Страхи перед властями следует рассматривать в более широком контексте народного недовольства церковью. Хотя современные историки справедливо указывают, что церковь действительно не вырождалась, все же злоупотреблений в ней было достаточно, чтобы раздражать и волновать многих людей, независимо от внутреннего вызова, брошенного ей францисканцами. Например, в 1250 году странствующий монах из Северной Франции, называвший себя «хозяином Венгрии», осудил духовенство как лицемерных карьеристов, представил себя как живого Христа и привлек несколько тысяч последователей. Дева Мария, сказал он, лично ему приказала организовать крестовый поход против неверных. В качестве доказательства он предъявлял письма, которые якобы вручила ему Мария. Это был особенно удачный прием, так как проверить почерк было бы нелегко. Кроме того, у «хозяина Венгрии» была отвратительная привычка — убивать каждого сомневающегося в нем. Субъект этот был почти наверняка не иоахимит, но гнев, который он четко выражал, мог быть легко присовокуплен к апокалиптическим идеям эпохи Духа.16

Такие проявления антиклерикализма вместе с апокалиптическим языком инакомыслия внутри церкви породили порочный круг репрессий и радикализации. Религиозные консерваторы полагали, что францисканцы были фанатическими еретиками, которые должны быть подавлены. Под давлением преследований францисканцы стали более, чем когда-либо, убежденными, что церковью управляют силы антихриста. И растущий радикализм францисканцев, похоже, подтверждал первоначальные опасения консерваторов и оправдывал дальнейшие репрессии.

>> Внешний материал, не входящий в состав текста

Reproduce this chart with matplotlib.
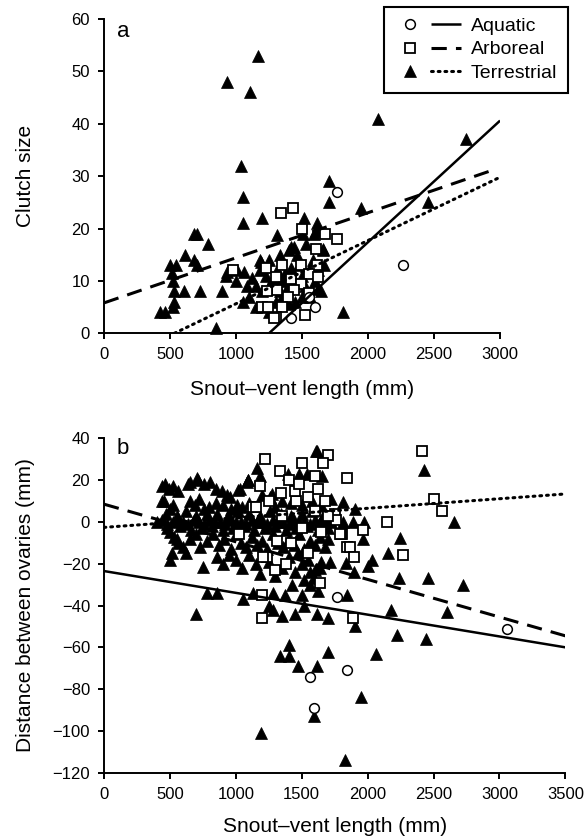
import matplotlib

matplotlib.use("Agg")
import matplotlib.pyplot as plt  # noqa: E402
from matplotlib.lines import Line2D  # noqa: E402
from matplotlib.legend_handler import HandlerTuple  # noqa: E402

plt.rcParams["font.family"] = ["Liberation Sans", "DejaVu Sans"]

# ---- panel a: clutch size vs SVL ----
aq_a_x = [1766, 2265, 1600, 1555, 1415]
aq_a_y = [27, 13, 5, 7, 3]

arb_a_x = [1340, 1435, 1500, 1675, 1765, 980, 1605, 1610, 1225, 1352, 1492, 1555, 1618,
           1301, 1415, 1492, 1440, 1314, 1238, 1555, 1390, 1200, 1352, 1301, 1290, 1240, 1520]
arb_a_y = [23, 24, 20, 19, 18, 12, 16, 13, 12.4, 13, 13, 11.4, 10.8,
           10.8, 10.4, 9.5, 8.3, 8.3, 8, 7.6, 7, 5, 5, 3.2, 3, 5, 3.5]

ter_a_x = [1167, 928, 1103, 1035, 1055, 1055, 1197, 1702, 1707, 2075, 2742, 2456, 1948, 1809,
           680, 705, 786, 611, 680, 705, 502, 543, 512, 520, 530, 604, 726, 896, 530, 525,
           426, 464, 845, 921, 1010, 1314, 1182, 1517, 1613, 1505, 1593, 1416, 1440, 1657,
           1124, 1150, 1180, 1200, 1230, 1250, 1280, 1310, 1330, 1350, 1370, 1390, 1420, 1450,
           1480, 1500, 1520, 1550, 1580, 1600, 1620, 1640, 1670, 1100, 1150, 1200, 1250, 1300,
           1350, 1400, 1450, 1500, 1560, 1620, 934, 1060, 1187, 1403, 1460, 1530, 1656, 1606,
           1250, 1330, 1080, 1000, 1050]
ter_a_y = [53, 48, 46, 32, 26, 21, 22, 29, 25, 41, 37, 25, 24, 4,
           19, 19, 17, 15, 14, 13, 13, 13, 11.5, 10, 8, 8, 8, 8, 6, 5,
           4, 4, 1, 11, 12, 18.7, 14, 22, 21, 19, 19, 16.5, 16.5, 16,
           10.5, 9, 12, 8, 11, 9, 10.5, 12, 8, 10, 11.5, 9, 12.5, 10,
           13, 11, 9, 12, 14, 10, 12, 8, 13, 7, 5, 5, 4, 6,
           7, 5.5, 6, 7, 7, 8.5, 11.7, 11.7, 13.6, 15.9, 15, 17, 15.9, 19.6,
           14, 15, 9, 10, 6]

# fitted lines (end points)
fit_a_aq_x, fit_a_aq_y = [1250, 3000], [0, 40.6]
fit_a_arb_x, fit_a_arb_y = [0, 2950], [5.8, 31.2]
fit_a_ter_x, fit_a_ter_y = [533, 3000], [0, 29.8]

# ---- panel b: distance between ovaries vs SVL ----
aq_b_x = [1765, 1560, 1590, 1840, 3055]
aq_b_y = [-36, -74, -89, -71, -51]

arb_b_x = [1200, 1200, 1640, 1842, 1222, 1500, 1703, 1665, 1627, 1133, 1022, 1804, 1842, 1298,
           1234, 2411, 2500, 2565, 2150, 1755, 1760, 1968, 1796, 1867, 1898, 2267, 1888, 1336,
           1180, 1345, 1459, 1155, 1310, 1209, 1791, 1400, 1450, 1550, 1600, 1500, 1420, 1550,
           1650, 1700, 1350, 1250, 1480, 1600, 1380, 1680]
arb_b_y = [-46, -35, -29, 21, 30, 28, 32, 28, 16, 7, -6, -6, -12, -23,
           -17, 34, 11, 5, 0, 4, 1, -4, -6, -12, -17, -16, -46, 24.5,
           17, 14, 10, 7, -9, -17, -6, 20, 15, 12, 5, -3, -10, -15,
           -5, 3, 3, 10, 18, 22, -20, 10]

ter_b_x = [437, 463, 490, 526, 560, 640, 653, 708, 716, 760, 804, 850, 893, 930, 956, 1019,
           1032, 1083, 1093, 1159, 1096, 1180, 1399, 1480, 1538, 1614, 1652, 1273,
           437, 454, 501, 520, 653, 690, 720, 760, 800, 850, 900, 960, 1010, 1050, 1100, 1200,
           1260, 1300, 1350, 1420, 1500, 1580, 1650, 1720, 1816, 1905,
           400, 440, 480, 520, 560, 600, 640, 680, 720, 760, 800, 840, 880, 920, 960, 1000,
           1040, 1080, 1120, 1160, 1200, 1240, 1280, 1320, 1360, 1400, 1440, 1480, 1520, 1560,
           1600, 1640, 1680, 1720, 1810, 1890, 1970, 2655,
           470, 550, 620, 700, 780, 860, 940, 1020, 1100, 1180, 1260, 1340, 1420, 1500, 1580,
           1660, 1740,
           480, 580, 660, 740, 820, 900, 980, 1060, 1140, 1220, 1300, 1380, 1460, 1540, 1620,
           1700,
           500, 530, 560, 600, 650, 700, 730, 780, 830, 870, 910, 960, 1000, 1040, 1080, 1120,
           1160, 1200, 1240, 1280, 1320, 1360, 1400, 1440, 1480, 1520, 1560, 1600, 1640, 1680,
           1700, 1963, 2247, 2158,
           501, 515, 551, 754, 855, 900, 1000, 1050, 1100, 1150, 1184, 1250, 1350, 1400, 1450,
           1500, 1550, 1600, 1650, 1715, 1837, 2032, 2006, 1898, 1590, 1520,
           620, 950, 1300, 1470, 1560, 1640,
           1285, 1425, 1560, 1620, 1842, 1057, 1128, 784, 855, 2241, 2457, 2727, 1370, 1500,
           1285, 1450, 1614, 1703, 1905, 1250, 1350, 1520, 2178, 2601, 698,
           2221, 2444, 2064, 1951, 1830, 1190, 1336, 1404, 1404, 1475, 1614, 1703, 1590, 2430,
           1610]
ter_b_y = [17, 18, 16, 17, 15, 18, 19, 21, 20, 18, 19, 16, 15, 13, 12, 15.5,
           16, 19, 20, 26, 20, 22, 23, 23, 23, 34, 22, 13.6,
           10, 10, 6, 8, 10, 8, 11, 6, 7, 9, 8, 6, 8, 7, 9, 13,
           12, 7, 10, 9, 8, 10, 8, 11, 9.6, 6.4,
           0, 1, -1, 0, 2, 0, -1, 1, 0, -1, 1, 0, 0, -1, 1, 0,
           0, -1, 1, 0, 0, -1, 1, 0, 0, -1, 1, 0, 0, -1,
           1, 0, 0, 0, 0, 0, 0, 0,
           4, 3, 5, 3, 4, 4, 3, 5, 4, 3, 5, 4, 3, 4, 5,
           3, 4,
           -3, -2, -4, -3, -2, -4, -3, -2, -4, -3, -2, -4, -3, -2, -4,
           -3,
           -5, -7, -10, -12, -8, -6, -12, -9, -6, -11, -8, -13, -6, -10, -12, -7,
           -11, -9, -13, -6, -10, -12, -8, -11, -6, -13, -9, -11, -7, -12,
           -8, -8, -7.5, -15,
           -18, -15, -8, -21.6, -17, -20, -18, -22, -16, -20, -25, -19, -22, -17, -24,
           -20, -18, -23, -19, -19, -19.5, -18, -21, -24, -27, -28,
           -15, -16, -26, -15, -24, -22,
           -34, -30, -30, -33, -35, -37, -34, -34, -34, -27, -27, -30, -35, -35,
           -42, -44, -44, -46, -50, -40, -45, -40, -42, -43, -44,
           -54, -56, -63, -84, -114, -101, -64, -59, -64, -69, -69, -62, -93, 25,
           34]

fit_b_aq_x, fit_b_aq_y = [0, 3500], [-23.5, -60]
fit_b_arb_x, fit_b_arb_y = [0, 3500], [8.5, -54.5]
fit_b_ter_x, fit_b_ter_y = [0, 3480], [-2.6, 13.3]

fig = plt.figure(figsize=(5.85, 8.38), dpi=100)
ax_a = fig.add_axes([0.1778, 0.6023, 0.677, 0.375])
ax_b = fig.add_axes([0.1778, 0.0779, 0.7886, 0.399])

circ = dict(ls="none", marker="o", ms=7, mfc="white", mec="black", mew=1.1, clip_on=False)
sq = dict(ls="none", marker="s", ms=7.5, mfc="white", mec="black", mew=1.3, clip_on=False)
tri = dict(ls="none", marker="^", ms=8.5, mfc="black", mec="black", mew=0.5, clip_on=False)
solid = dict(color="black", lw=1.8, ls="-", solid_capstyle="butt")
dashed = dict(color="black", lw=2.2, ls=(0, (5, 3)), dash_capstyle="butt")
dotted = dict(color="black", lw=2.2, ls=(0, (0.6, 1.6)), dash_capstyle="round")


def draw(ax, aq, arb, ter, fits):
    ax.plot(*ter, **tri)
    ax.plot(*arb, **sq)
    ax.plot(*aq, **circ)
    ax.plot(*fits[0], **solid)
    ax.plot(*fits[1], **dashed)
    ax.plot(*fits[2], **dotted)
    for side in ("top", "right"):
        ax.spines[side].set_visible(False)
    for side in ("left", "bottom"):
        ax.spines[side].set_linewidth(1.4)
    ax.tick_params(direction="out", length=4.5, width=1.4, labelsize=12, pad=5.5)


draw(ax_a, (aq_a_x, aq_a_y), (arb_a_x, arb_a_y), (ter_a_x, ter_a_y),
     [(fit_a_aq_x, fit_a_aq_y), (fit_a_arb_x, fit_a_arb_y), (fit_a_ter_x, fit_a_ter_y)])
ax_a.set_xlim(0, 3000)
ax_a.set_ylim(0, 60)
ax_a.set_xticks(range(0, 3001, 500))
ax_a.set_yticks(range(0, 61, 10))
ax_a.set_xlabel("Snout\u2013vent length (mm)", fontsize=15, labelpad=13)
ax_a.set_ylabel("Clutch size", fontsize=15)
ax_a.yaxis.set_label_coords(-0.174, 0.5)
ax_a.text(0.033, 0.995, "a", transform=ax_a.transAxes, fontsize=16, va="top", ha="left")

draw(ax_b, (aq_b_x, aq_b_y), (arb_b_x, arb_b_y), (ter_b_x, ter_b_y),
     [(fit_b_aq_x, fit_b_aq_y), (fit_b_arb_x, fit_b_arb_y), (fit_b_ter_x, fit_b_ter_y)])
ax_b.set_xlim(0, 3500)
ax_b.set_ylim(-120, 40)
ax_b.set_xticks(range(0, 3501, 500))
ax_b.set_yticks(range(-120, 41, 20))
ax_b.set_yticklabels([str(v).replace("-", "\u2212") for v in range(-120, 41, 20)])
ax_b.set_xlabel("Snout\u2013vent length (mm)", fontsize=15, labelpad=11)
ax_b.set_ylabel("Distance between ovaries (mm)", fontsize=15)
ax_b.yaxis.set_label_coords(-0.150, 0.5)
ax_b.text(0.028, 1.0, "b", transform=ax_b.transAxes, fontsize=16, va="top", ha="left")

h_aq = (Line2D([], [], **{k: v for k, v in circ.items() if k != "clip_on"}), Line2D([], [], **solid))
h_arb = (Line2D([], [], **{k: v for k, v in sq.items() if k != "clip_on"}), Line2D([], [], **dashed))
h_ter = (Line2D([], [], **{k: v for k, v in tri.items() if k != "clip_on"}), Line2D([], [], **dotted))
leg = fig.legend([h_aq, h_arb, h_ter], ["Aquatic", "Arboreal", "Terrestrial"],
                 handler_map={tuple: HandlerTuple(ndivide=None, pad=0.3)},
                 loc="upper right", bbox_to_anchor=(0.971, 0.992), fontsize=14,
                 handlelength=3.4, handletextpad=0.5, labelspacing=0.3, borderpad=0.55,
                 fancybox=False, edgecolor="black", framealpha=1, borderaxespad=0)
leg.get_frame().set_linewidth(1.5)

fig.savefig("out.png", dpi=100)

К концу тринадцатого столетия, с эпохой Духа, теперь намеченной на 1335 год, францисканцы все более переходили к обороне. Они теряли боевой дух, необходимый для преобразования ордена изнутри. Некоторые с досадой покидали орден в то время, как другие были изгнаны. Ища пристанища, они формировали свои собственные диссидентские общины и радикальные сети вне церкви и объединялись с сочувствующими мирянами. Распространяясь повсюду в Южной и Западной Европе и называя себя странниками или братьями, такие группы соединяли евангелистскую бедность с иоахимитскими ожиданиями, охватывая изумительное разнообразие идей и отношений. Из этой культуры радикализма вышли некоторые из самых воинственных личностей, которых когда-либо видел средневековый мир.